Morzine, French Alps
“This is the go-to place in the Alps for downhill-orientated mountain bikers. The greater area between Morzine, Les Gets, and Châtel has an insane network of trails and chairlift access. It’s known for its pure downhill trails, like up on Super Morzine and Les Gets, but it’s not all gravity oriented. There’s a bit of everything. You can take the lift up and traverse, and there are cool enduro loops you can do there as well, so it’s definitely got it all. You can ride there for a week and not touch the same trail.”
“Morzine’s got quite good nightlife. The town is proper busy with mountain bikers—not quite as busy as it would be in the ski season but enough to give it a Whistler sort-of vibe. I recommend Bar Robinson, which is a bit legendary for its strong beer, called Mützig. A few pints of that makes for an interesting ride home.”
Aviemore, Cairngorms National Park, Scottish Highlands
“I’m biased, because it’s home and where I ride the most, but I have to include Scotland. Scotland’s got a booming bike scene—it’s something the government has embraced for locals as well as tourists. Aviemore, about two and a half hours north of Edinburgh, is a hub right in the center of the Highlands, with easy access to the Cairngorms, one of our coolest national parks, which is a stunning place with amazing trails, beautiful lochs, and Cairngorm Mountain.”
“I lived in Aviemore for a few years after I left school, and worked in a bike shop. Really recommend it. If you’re looking for a good bike shop there, there’s a place called Ride Cairngorm. They do repairs, sell coffee, and give good trail recommendations as well.”
Torridon Hills, Scottish Highlands
“If you want something a bit wild, and maybe fancy bikepacking, go up into the Torridon Hills, on the northwest coast of Scotland. The landscape is very beautiful, open, and raw. It’s all heather, bog, and rock. That’s what I consider the best kind of mountain biking—where you feel like you’re the only person around. But it’s proper rural Scotland. You definitely have to make sure you have a hip flask of whisky on you. I recommend it.”
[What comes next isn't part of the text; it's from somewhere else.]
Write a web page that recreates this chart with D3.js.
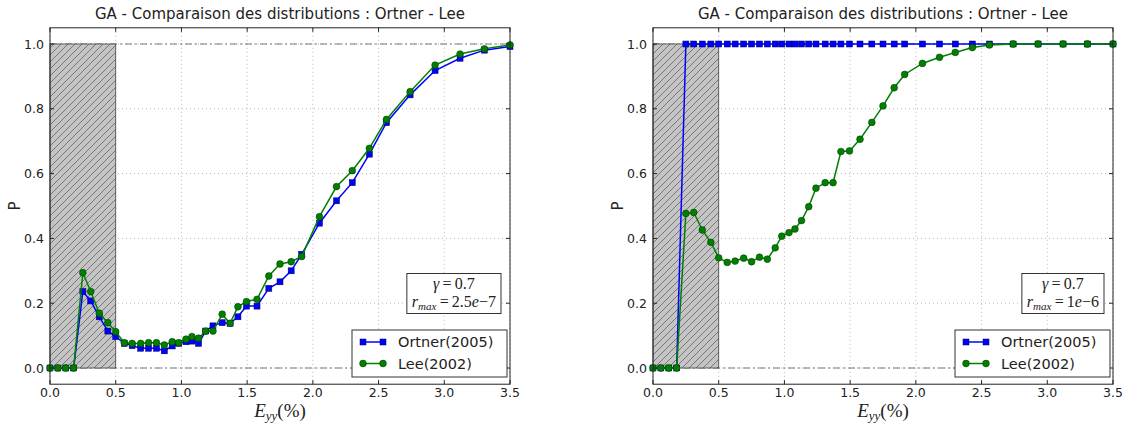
<!DOCTYPE html>
<html>
<head>
<meta charset="utf-8">
<script src="https://cdn.jsdelivr.net/npm/d3@7"></script>
<style>
  body { margin: 0; background: #fff; }
  svg { display: block; }
  text { font-family: "DejaVu Sans", sans-serif; fill: #222; }
  .math { font-family: "Liberation Serif", "DejaVu Serif", serif; }
</style>
</head>
<body>
<script>
// strain values (%) where both distributions are evaluated
var strain = [0.0, 0.06, 0.12, 0.18, 0.25, 0.31, 0.375, 0.44, 0.5, 0.565, 0.625, 0.69, 0.75, 0.81,
  0.87, 0.93, 0.98, 1.035, 1.08, 1.13, 1.185, 1.24, 1.31, 1.37, 1.43, 1.495, 1.575, 1.665, 1.75,
  1.835, 1.915, 2.05, 2.18, 2.30, 2.43, 2.56, 2.74, 2.93, 3.12, 3.305, 3.5];

// left panel, r_max = 2.5e-7
var ortnerA = [0, 0, 0, 0, 0.236, 0.207, 0.158, 0.114, 0.097, 0.076, 0.069, 0.061, 0.061, 0.061,
  0.053, 0.068, 0.076, 0.081, 0.083, 0.076, 0.114, 0.130, 0.140, 0.138, 0.158, 0.191, 0.191, 0.246,
  0.266, 0.300, 0.351, 0.447, 0.516, 0.572, 0.660, 0.757, 0.843, 0.918, 0.956, 0.981, 0.992];
var leeA = [0, 0, 0, 0, 0.294, 0.236, 0.169, 0.140, 0.112, 0.078, 0.076, 0.076, 0.078, 0.078,
  0.071, 0.081, 0.078, 0.089, 0.097, 0.092, 0.114, 0.114, 0.166, 0.138, 0.189, 0.205, 0.212, 0.284,
  0.321, 0.328, 0.344, 0.467, 0.560, 0.609, 0.678, 0.767, 0.853, 0.935, 0.969, 0.985, 0.997];

// right panel, r_max = 1e-6
var ortnerB = [0, 0, 0, 0, 1, 1, 1, 1, 1, 1, 1, 1, 1, 1, 1, 1, 1, 1, 1, 1, 1, 1, 1, 1, 1, 1, 1, 1,
  1, 1, 1, 1, 1, 1, 1, 1, 1, 1, 1, 1, 1];
var leeB = [0, 0, 0, 0, 0.477, 0.480, 0.426, 0.388, 0.340, 0.326, 0.330, 0.339, 0.328, 0.342,
  0.336, 0.371, 0.407, 0.418, 0.429, 0.455, 0.498, 0.555, 0.572, 0.572, 0.668, 0.670, 0.706, 0.758,
  0.809, 0.865, 0.906, 0.940, 0.959, 0.974, 0.989, 0.997, 1, 1, 1, 1, 1];

var xTicks = [0, 0.5, 1.0, 1.5, 2.0, 2.5, 3.0, 3.5];
var yTicks = [0, 0.2, 0.4, 0.6, 0.8, 1.0];
var seriesNames = ["Ortner(2005)", "Lee(2002)"];
var seriesColors = ["#0000ff", "#008000"];
var titleText = "GA - Comparaison des distributions : Ortner - Lee";
var rmaxLabels = ["2.5", "1"];
var rmaxExp = ["\u22127", "\u22126"];

var W = 1123, H = 425;
var svg = d3.select("body").append("svg").attr("width", W).attr("height", H);

var defs = svg.append("defs");
var pat = defs.append("pattern").attr("id", "hatch")
  .attr("patternUnits", "userSpaceOnUse").attr("width", 7).attr("height", 7);
pat.append("rect").attr("width", 7).attr("height", 7).attr("fill", "#c4c4c4");
pat.append("path").attr("d", "M-1,1 l2,-2 M0,7 l7,-7 M6,8 l2,-2")
  .attr("stroke", "#6e6e6e").attr("stroke-width", 0.9);

function drawPanel(left, ortner, lee, k) {
  var x0 = left, x1 = left + 460;
  var x = d3.scaleLinear().domain([0, 3.5]).range([x0, x1]);
  var y = d3.scaleLinear().domain([-0.05, 1.05]).range([384.2, 27.8]);
  var g = svg.append("g");

  // grid
  g.selectAll(".gx").data(xTicks).enter().append("line")
    .attr("x1", function(d) { return x(d); }).attr("x2", function(d) { return x(d); })
    .attr("y1", y(1.05)).attr("y2", y(-0.05))
    .attr("stroke", "#9a9a9a").attr("stroke-width", 0.7).attr("stroke-dasharray", "1,3");
  g.selectAll(".gy").data(yTicks).enter().append("line")
    .attr("y1", function(d) { return y(d); }).attr("y2", function(d) { return y(d); })
    .attr("x1", x0).attr("x2", x1)
    .attr("stroke", "#9a9a9a").attr("stroke-width", 0.7).attr("stroke-dasharray", "1,3");

  // dash-dot reference lines at 0 and 1
  g.selectAll(".ref").data([0, 1]).enter().append("line")
    .attr("y1", function(d) { return y(d); }).attr("y2", function(d) { return y(d); })
    .attr("x1", x0).attr("x2", x1)
    .attr("stroke", "#777").attr("stroke-width", 1).attr("stroke-dasharray", "7,3,2,3");

  // hatched zone
  g.append("rect")
    .attr("x", x(0)).attr("y", y(1)).attr("width", x(0.5) - x(0)).attr("height", y(0) - y(1))
    .attr("fill", "url(#hatch)").attr("stroke", "#444").attr("stroke-width", 0.8);

  var line = d3.line().x(function(d) { return x(d[0]); }).y(function(d) { return y(d[1]); });
  var sets = [ortner, lee];
  sets.forEach(function(vals, i) {
    var pts = strain.map(function(s, j) { return [s, vals[j]]; });
    g.append("path").datum(pts).attr("d", line).attr("fill", "none")
      .attr("stroke", seriesColors[i]).attr("stroke-width", 1.5);
    if (i === 0) {
      g.selectAll(".sq" + k).data(pts).enter().append("rect")
        .attr("x", function(d) { return x(d[0]) - 3; }).attr("y", function(d) { return y(d[1]) - 3; })
        .attr("width", 6).attr("height", 6)
        .attr("fill", seriesColors[i]).attr("stroke", "#000050").attr("stroke-width", 0.5);
    } else {
      g.selectAll(".ci" + k).data(pts).enter().append("circle")
        .attr("cx", function(d) { return x(d[0]); }).attr("cy", function(d) { return y(d[1]); })
        .attr("r", 3.4)
        .attr("fill", seriesColors[i]).attr("stroke", "#003000").attr("stroke-width", 0.5);
    }
  });

  // frame
  g.append("rect").attr("x", x0).attr("y", y(1.05)).attr("width", x1 - x0).attr("height", y(-0.05) - y(1.05))
    .attr("fill", "none").attr("stroke", "#222").attr("stroke-width", 1);

  // inward ticks on all sides
  xTicks.forEach(function(t) {
    g.append("line").attr("x1", x(t)).attr("x2", x(t)).attr("y1", y(-0.05)).attr("y2", y(-0.05) - 4).attr("stroke", "#222");
    g.append("line").attr("x1", x(t)).attr("x2", x(t)).attr("y1", y(1.05)).attr("y2", y(1.05) + 4).attr("stroke", "#222");
  });
  yTicks.forEach(function(t) {
    g.append("line").attr("y1", y(t)).attr("y2", y(t)).attr("x1", x0).attr("x2", x0 + 4).attr("stroke", "#222");
    g.append("line").attr("y1", y(t)).attr("y2", y(t)).attr("x1", x1).attr("x2", x1 - 4).attr("stroke", "#222");
  });

  g.selectAll(".xl").data(xTicks).enter().append("text")
    .attr("x", function(d) { return x(d); }).attr("y", 397)
    .attr("text-anchor", "middle").style("font-size", "12.5px")
    .text(function(d) { return d3.format(".1f")(d); });
  g.selectAll(".yl").data(yTicks).enter().append("text")
    .attr("x", x0 - 6).attr("y", function(d) { return y(d) + 4.5; })
    .attr("text-anchor", "end").style("font-size", "12.5px")
    .text(function(d) { return d3.format(".1f")(d); });

  // title and axis labels
  g.append("text").attr("x", (x0 + x1) / 2).attr("y", 19).attr("text-anchor", "middle")
    .style("font-size", "15px").text(titleText);
  g.append("text").attr("transform", "translate(" + (x0 - 30) + ",206) rotate(-90)")
    .attr("text-anchor", "middle").style("font-size", "15px").text("P");
  var xl = g.append("text").attr("class", "math").attr("x", (x0 + x1) / 2).attr("y", 417)
    .attr("text-anchor", "middle").style("font-size", "19px");
  xl.append("tspan").style("font-style", "italic").text("E");
  xl.append("tspan").style("font-style", "italic").style("font-size", "13px").attr("dy", 3).text("yy");
  xl.append("tspan").attr("dy", -3).text("(%)");

  // parameter box
  var ann = g.append("g");
  var t1 = ann.append("text").attr("class", "math").attr("text-anchor", "middle").style("font-size", "16px");
  t1.append("tspan").style("font-style", "italic").text("\u03b3");
  t1.append("tspan").text("\u2009=\u20090.7");
  var t2 = ann.append("text").attr("class", "math").attr("text-anchor", "middle").style("font-size", "16px");
  t2.append("tspan").style("font-style", "italic").text("r");
  t2.append("tspan").style("font-style", "italic").style("font-size", "11px").attr("dy", 3).text("max");
  t2.append("tspan").attr("dy", -3).text("\u2009=\u2009" + rmaxLabels[k]);
  t2.append("tspan").style("font-style", "italic").text("e");
  t2.append("tspan").text(rmaxExp[k]);
  var w = Math.max(t1.node().getComputedTextLength(), t2.node().getComputedTextLength());
  var bw = w + 10, right = x0 + 451;
  var cx = right - bw / 2;
  t1.attr("x", cx).attr("y", 289);
  t2.attr("x", cx).attr("y", 307);
  ann.insert("rect", "text").attr("x", right - bw).attr("y", 273.5).attr("width", bw).attr("height", 40)
    .attr("fill", "#fff").attr("stroke", "#333").attr("stroke-width", 1);

  // legend
  var lg = g.append("g");
  lg.append("rect").attr("x", x0 + 302).attr("y", 330).attr("width", 155).attr("height", 47)
    .attr("fill", "#fff").attr("stroke", "#333").attr("stroke-width", 1);
  seriesNames.forEach(function(name, i) {
    var ly = 342 + i * 21.5;
    lg.append("line").attr("x1", x0 + 313).attr("x2", x0 + 333).attr("y1", ly).attr("y2", ly)
      .attr("stroke", seriesColors[i]).attr("stroke-width", 1.5);
    [x0 + 313, x0 + 333].forEach(function(mx) {
      if (i === 0) {
        lg.append("rect").attr("x", mx - 3).attr("y", ly - 3).attr("width", 6).attr("height", 6)
          .attr("fill", seriesColors[i]).attr("stroke", "#000050").attr("stroke-width", 0.5);
      } else {
        lg.append("circle").attr("cx", mx).attr("cy", ly).attr("r", 3.4)
          .attr("fill", seriesColors[i]).attr("stroke", "#003000").attr("stroke-width", 0.5);
      }
    });
    lg.append("text").attr("x", x0 + 348).attr("y", ly + 5).style("font-size", "14.5px").text(name);
  });
}

drawPanel(50, ortnerA, leeA, 0);
drawPanel(653, ortnerB, leeB, 1);
</script>
</body>
</html>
“There are some really cool loops through the mountains with bothies along the route, which are small mountain huts that are free to use. The descents are amazing—we’re talking 25-minute singletrack descents. Coulags to Achnashellach is a notable one. It has a lot of stone, so wear tubeless tires and you can hammer down it. We also have the freedom to roam in Scotland, so if you see a hill, you can bike it within reason as long as you’re being respectful. If you’re prepared to stick a bike on your back, then you can hike up to the top of some pretty spectacular scenery and get some amazing rewards with the descents.”
“Honestly, it will be some of the coolest biking you ever do. It’s proper adventure stuff. Scotland’s not famous for its incredible weather, so it’s best to pack for all four seasons in one day. But when you do get nice weather here, I don’t think there’s many better places.”
Santa Cruz, California
“For me it’s quite a novelty getting to ride between the giant redwood trees. I feel like I’m an Ewok in Star Wars. There’s so much space compared to the tighter stuff we have here in Scotland. And the trails around Santa Cruz are amazing—loamy, fast, jumpy, and just good fun. The whole network flows really well.”
“There’s loads of stuff to ride in the area, but I couldn’t tell you any specific trail names, because there just seems to be so many and new bits popping up all the time. I’ve ridden there probably six or seven times, and we’re always going on new trails. I never know where I’m going anyway.”
“The scene is awesome. It seems like every local rips, and it’s easy to join up with different folks when you’re out. I always have a good time there—I’m talking about some of the best times I’ve had on a bike. The nightlife’s great as well. Loads of good places to eat. The Red Room is always a good laugh, or some of the dive bars around the place. There’s also good surfing if you’re into that. It never gets too hot in the summer. It’s a very hospitable climate, even for a Scotsman.”